When You Feel Ready to Reconnect With Friends After Years of Illness
I feel like I’m “awakening” after over 10 years of illness. Not to say I’m totally well yet, but I am coming alive enough to start being an active part of the world. I have a tugging desire to reconnect with all those who have gone on with their lives, while I’ve been “asleep.” It’s like I want to pick up the phone and call people and laugh about something that happened 15 years ago, which to me is yesterday, because time stood still during these sick years. If I pick up the phone and make that call, my best of friends, my former colleagues, my doctoral cohort, will anyone even remember who I am?

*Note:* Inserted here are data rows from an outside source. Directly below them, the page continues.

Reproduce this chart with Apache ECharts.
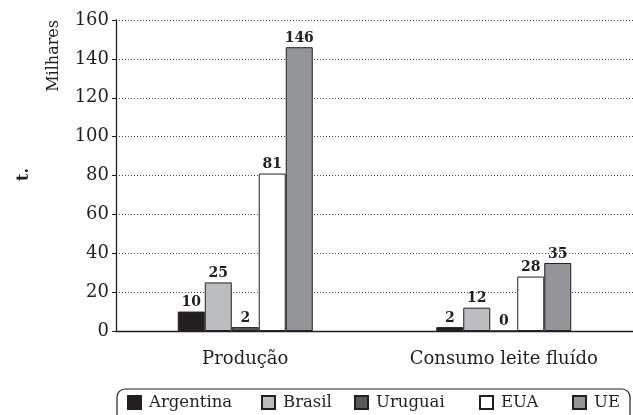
<!DOCTYPE html>
<html><head><meta charset="utf-8">
<script src="https://cdn.jsdelivr.net/npm/echarts@6/dist/echarts.min.js"></script>
<style>html,body{margin:0;padding:0;background:#fff}#c{width:633px;height:415px}</style>
</head><body><div id="c"></div>
<script>
const categories = ['Produção', 'Consumo leite fluído'];
const seriesNames = ['Argentina', 'Brasil', 'Uruguai', 'EUA', 'UE'];
const argentina = [10, 2];
const brasil = [25, 12];
const uruguai = [2, 0];
const eua = [81, 28];
const ue = [146, 35];
const yTicks = [0, 20, 40, 60, 80, 100, 120, 140, 160];

const values = [argentina, brasil, uruguai, eua, ue];
const colors = ['#231f20', '#bcbdc0', '#58595b', '#ffffff', '#939598'];
const legendLeft = [127, 261, 354, 479, 572];
const font = 'DejaVu Serif';

const chart = echarts.init(document.getElementById('c'));
chart.setOption({
  animation: false,
  backgroundColor: '#fff',
  grid: { left: 116, right: -6, top: 20, bottom: 84 },
  xAxis: {
    type: 'category', data: categories,
    axisLine: { lineStyle: { color: '#231f20', width: 1.3 } },
    axisTick: { show: false },
    axisLabel: { color: '#231f20', fontFamily: font, fontSize: 18, margin: 19 }
  },
  yAxis: {
    type: 'value', min: yTicks[0], max: yTicks[yTicks.length - 1], interval: 20,
    axisLine: { show: true, lineStyle: { color: '#231f20', width: 1.3 } },
    axisTick: { show: true, length: 4, lineStyle: { color: '#231f20' } },
    axisLabel: { color: '#231f20', fontFamily: font, fontSize: 18, margin: 7 },
    splitLine: { lineStyle: { color: '#444', type: [1, 2], width: 1 } }
  },
  legend: seriesNames.map((n, i) => ({
    data: [{ name: n, icon: 'rect' }], left: legendLeft[i], top: 394, itemWidth: 13, itemHeight: 13, itemGap: 0,
    padding: 0,
    textStyle: { fontFamily: font, fontSize: 16.5, color: '#231f20', padding: [0, 0, 0, 3] }
  })),
  series: seriesNames.map((n, i) => ({
    name: n, type: 'bar', data: values[i], barWidth: 27, barGap: '0%',
    itemStyle: { color: colors[i], borderColor: '#231f20', borderWidth: 1 },
    label: { show: true, position: 'top', distance: 2, fontFamily: font, fontWeight: 'bold', fontSize: 14, color: '#231f20' }
  })),
  graphic: [
    { type: 'text', left: 46, top: 20, rotation: Math.PI / 2,
      style: { text: 'Milhares', font: '16px "DejaVu Serif"', fill: '#231f20' } },
    { type: 'text', left: 16, top: 168, rotation: Math.PI / 2,
      style: { text: 't.', font: 'bold 16px "DejaVu Serif"', fill: '#231f20' } },
    { type: 'rect', shape: { x: 117, y: 389, width: 513, height: 60, r: 8 },
      style: { fill: 'none', stroke: '#231f20', lineWidth: 1.2 } }
  ]
});
</script></body></html>
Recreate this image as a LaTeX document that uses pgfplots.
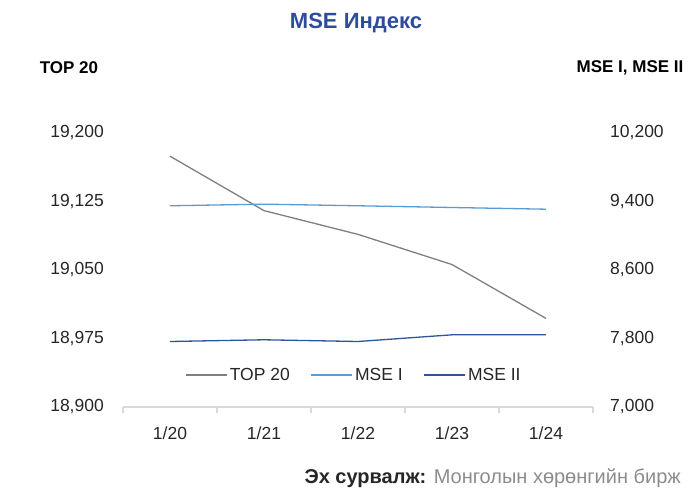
\documentclass[border=0pt]{standalone}
\usepackage{pgfplots}
\pgfplotsset{compat=1.18}
\usepackage{fontspec}
\setmainfont{Liberation Sans}
\definecolor{topgray}{HTML}{7F7F7F}
\definecolor{mseone}{HTML}{5B9BD5}
\definecolor{msetwo}{HTML}{2F5597}
\definecolor{titleblue}{HTML}{2F4C9A}
\definecolor{axisgray}{HTML}{D9D9D9}
\newcommand{\tk}{\fontsize{17.5}{20}\selectfont}
\begin{document}
\begin{tikzpicture}[x=1pt,y=1pt]
\path[use as bounding box] (0,0) rectangle (693,490);
\pgfplotsset{base/.style={
  at={(123pt,83pt)}, anchor=south west,
  width=470pt, height=274pt, scale only axis,
  xmin=-0.5, xmax=4.5,
  scaled y ticks=false,
  yticklabel style={/pgf/number format/fixed, /pgf/number format/precision=0},
  /pgf/number format/assume math mode=true,
  /pgf/number format/1000 sep={,},
  ticklabel style={font=\tk, text=black!85},
  major tick length=0pt,
  legend image code/.code={\draw[##1] (0pt,0pt) -- (41pt,0pt);},
}}
\begin{axis}[base,
  ymin=18900, ymax=19200, ytick={18900,18975,19050,19125,19200},
  axis x line*=bottom, axis y line*=left,
  x axis line style={axisgray, line width=1.2pt, -},
  y axis line style={draw=none},
  xtick={0,1,2,3,4}, xticklabels={1/20,1/21,1/22,1/23,1/24},
  minor xtick={-0.5,0.5,1.5,2.5,3.5,4.5},
  minor tick length=6pt, tick align=outside,
  minor tick style={axisgray, line width=1.2pt},
  xticklabel style={anchor=center, yshift=-26pt},
  yticklabel style={anchor=east, inner sep=0pt, xshift=-19pt},
]
\addplot[topgray, line width=1.3pt] coordinates {(0,19174.6) (1,19115) (2,19089) (3,19056) (4,18997)};
\end{axis}
\begin{axis}[base,
  ymin=7000, ymax=10200, ytick={7000,7800,8600,9400,10200},
  axis x line=none, axis y line*=right,
  y axis line style={draw=none},
  yticklabel style={anchor=west, inner sep=0pt, xshift=17pt},
  legend style={at={(0.4915,0.1168)}, anchor=center, draw=none, fill=none,
    font=\tk, text=black!85, legend columns=3,
    nodes={inner sep=2pt},
    /tikz/every even column/.append style={column sep=19pt}},
]
\addlegendimage{topgray, line width=1.3pt}
\addlegendentry{TOP 20}
\addplot[mseone, line width=1.3pt] coordinates {(0,9350) (1,9369) (2,9350) (3,9330) (4,9310)};
\addlegendentry{MSE I}
\addplot[msetwo, line width=1.3pt] coordinates {(0,7765) (1,7785) (2,7765) (3,7843) (4,7843)};
\addlegendentry{MSE II}
\end{axis}
\node[font=\fontsize{22}{26}\selectfont\bfseries, text=titleblue] at (356,467) {MSE Индекс};
\node[font=\fontsize{17}{20}\selectfont\bfseries] at (69,422) {TOP 20};
\node[font=\fontsize{17}{20}\selectfont\bfseries] at (630,422) {MSE I, MSE II};
\node[anchor=east, font=\fontsize{20}{22}\selectfont, inner sep=0pt] at (681,12) {{\color{black!85}\bfseries Эх сурвалж:} {\color{black!45}Монголын хөрөнгийн бирж}};
\end{tikzpicture}
\end{document}
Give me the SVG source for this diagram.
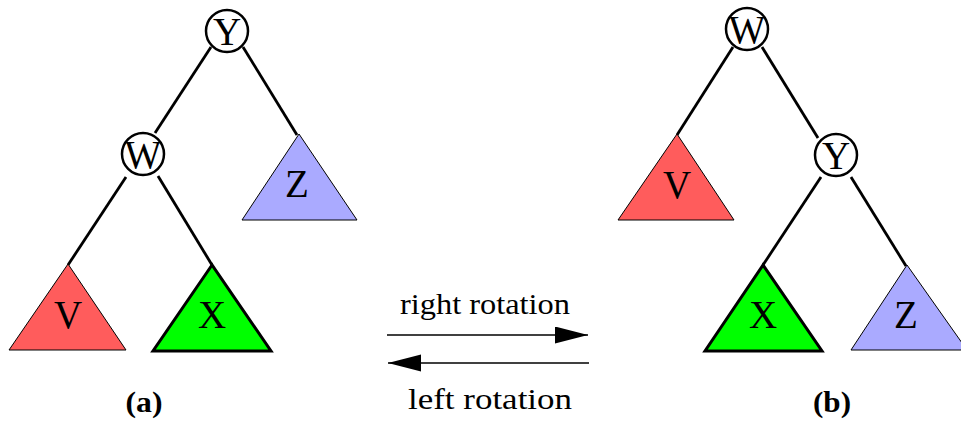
<svg xmlns="http://www.w3.org/2000/svg" width="961" height="425" viewBox="0 0 961 425">
<style>
  .edge { stroke: #000; stroke-width: 2.8; fill: none; }
  .node circle { fill: #fff; stroke: #000; stroke-width: 2.5; }
  text { font-family: "Times New Roman", "Liberation Serif", Tinos, Times, "Nimbus Roman", serif; fill: #000; text-anchor: middle; }
  .lbl { font-size: 39px; }
  .red { fill: #ff5c5c; stroke: #000; stroke-width: 1; }
  .green { fill: #00ff00; stroke: #000; stroke-width: 3; }
  .blue { fill: #aaaaff; stroke: #000; stroke-width: 1; }
  .cap { font-size: 29px; }
  .sub { font-size: 30px; font-weight: bold; }
  .arrow { stroke: #000; stroke-width: 1.6; fill: none; }
</style>
<defs>
  <marker id="head" markerUnits="userSpaceOnUse" markerWidth="34" markerHeight="18" refX="33" refY="8.5" orient="auto">
    <path d="M0,0 L33,8.5 L0,17 z" fill="#000"/>
  </marker>
</defs>
<g id="connectors">
  <line class="edge" x1="211" y1="47" x2="155" y2="133"/>
  <line class="edge" x1="243" y1="47" x2="297" y2="135"/>
  <line class="edge" x1="126" y1="177" x2="68" y2="265"/>
  <line class="edge" x1="158" y1="176" x2="212" y2="265"/>
  <line class="edge" x1="733" y1="47" x2="677" y2="135"/>
  <line class="edge" x1="762" y1="47" x2="818" y2="138"/>
  <line class="edge" x1="821" y1="177" x2="763" y2="265"/>
  <line class="edge" x1="851" y1="177" x2="906" y2="266"/>
  <line class="arrow" x1="387" y1="335" x2="588" y2="335" marker-end="url(#head)"/>
  <line class="arrow" x1="589" y1="363" x2="388" y2="363" marker-end="url(#head)"/>
</g>
<g id="a-Y" class="node"><circle cx="227" cy="31" r="21"/><text class="lbl" x="227" y="45">Y</text></g>
<g id="a-W" class="node"><circle cx="143" cy="154" r="21"/><text class="lbl" x="143" y="168">W</text></g>
<g id="a-V"><polygon class="red" points="68,264 9,350 126,350"/><text class="lbl" x="68" y="328">V</text></g>
<g id="a-X"><polygon class="green" points="212,265 153,351 271,351"/><text class="lbl" x="212" y="328">X</text></g>
<g id="a-Z"><polygon class="blue" points="299,134 242,220 357,220"/><text class="lbl" x="297" y="197">Z</text></g>
<g id="b-W" class="node"><circle cx="747" cy="29" r="21"/><text class="lbl" x="747" y="43">W</text></g>
<g id="b-Y" class="node"><circle cx="836" cy="155" r="21"/><text class="lbl" x="836" y="169">Y</text></g>
<g id="b-V"><polygon class="red" points="677,134 618,220 734,220"/><text class="lbl" x="677" y="198">V</text></g>
<g id="b-X"><polygon class="green" points="763,265 705,351 822,351"/><text class="lbl" x="763" y="328">X</text></g>
<g id="b-Z"><polygon class="blue" points="907,265 851,350 967,350"/><text class="lbl" x="906" y="328">Z</text></g>
<text class="cap" x="485" y="314" textLength="170" lengthAdjust="spacingAndGlyphs">right rotation</text>
<text class="cap" x="490" y="409" textLength="164" lengthAdjust="spacingAndGlyphs">left rotation</text>
<text class="sub" x="144" y="412" textLength="37" lengthAdjust="spacingAndGlyphs">(a)</text>
<text class="sub" x="832" y="412" textLength="38" lengthAdjust="spacingAndGlyphs">(b)</text>
</svg>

At times I have an intense sadness over all that I’ve lost. At times I wish my own children had been able to grow up with the former me. But then I realize how blessed I’ve really been through these years, to be able to learn all that I have. I’ve been able to sit back and watch and marvel at things that rushed by me before, appreciate humankind and life around me from a raw new perspective. I’ve learned to fully appreciate life, to open up my heart and see love in anyone and everything, to connect with amazing people who are going to change the world – those I never would have otherwise met. I’ve become so much more aware. I am thankful to have transformed into the person I am today. I’m still healing, but I have a new heart and mind.
In a former life, before this illness, as a school principal when ushering so many students into school, I may have missed a sadness, a fear, a need for a personal connection. I may have tried to fit a dear, unique teacher into a box, missed a tear rolling down a cheek of someone turning the other way, made decisions that were influenced by outside forces instead of what I know what was right in my heart. I may not have forgiven the politics of being judged myself. I may have yelled instead of hugged.
We all need to be more kind, more compassionate, more understanding, more grateful, more appreciative, more attentive, more joyous. We need to take better care of ourselves and each other, and to make our decisions based on love, not fear. These are the things I’ve learned in my years of illness.
If I pick up the phone and call the people that I’ve kept so close to my heart, maybe they will remember me, but they won’t recognize me.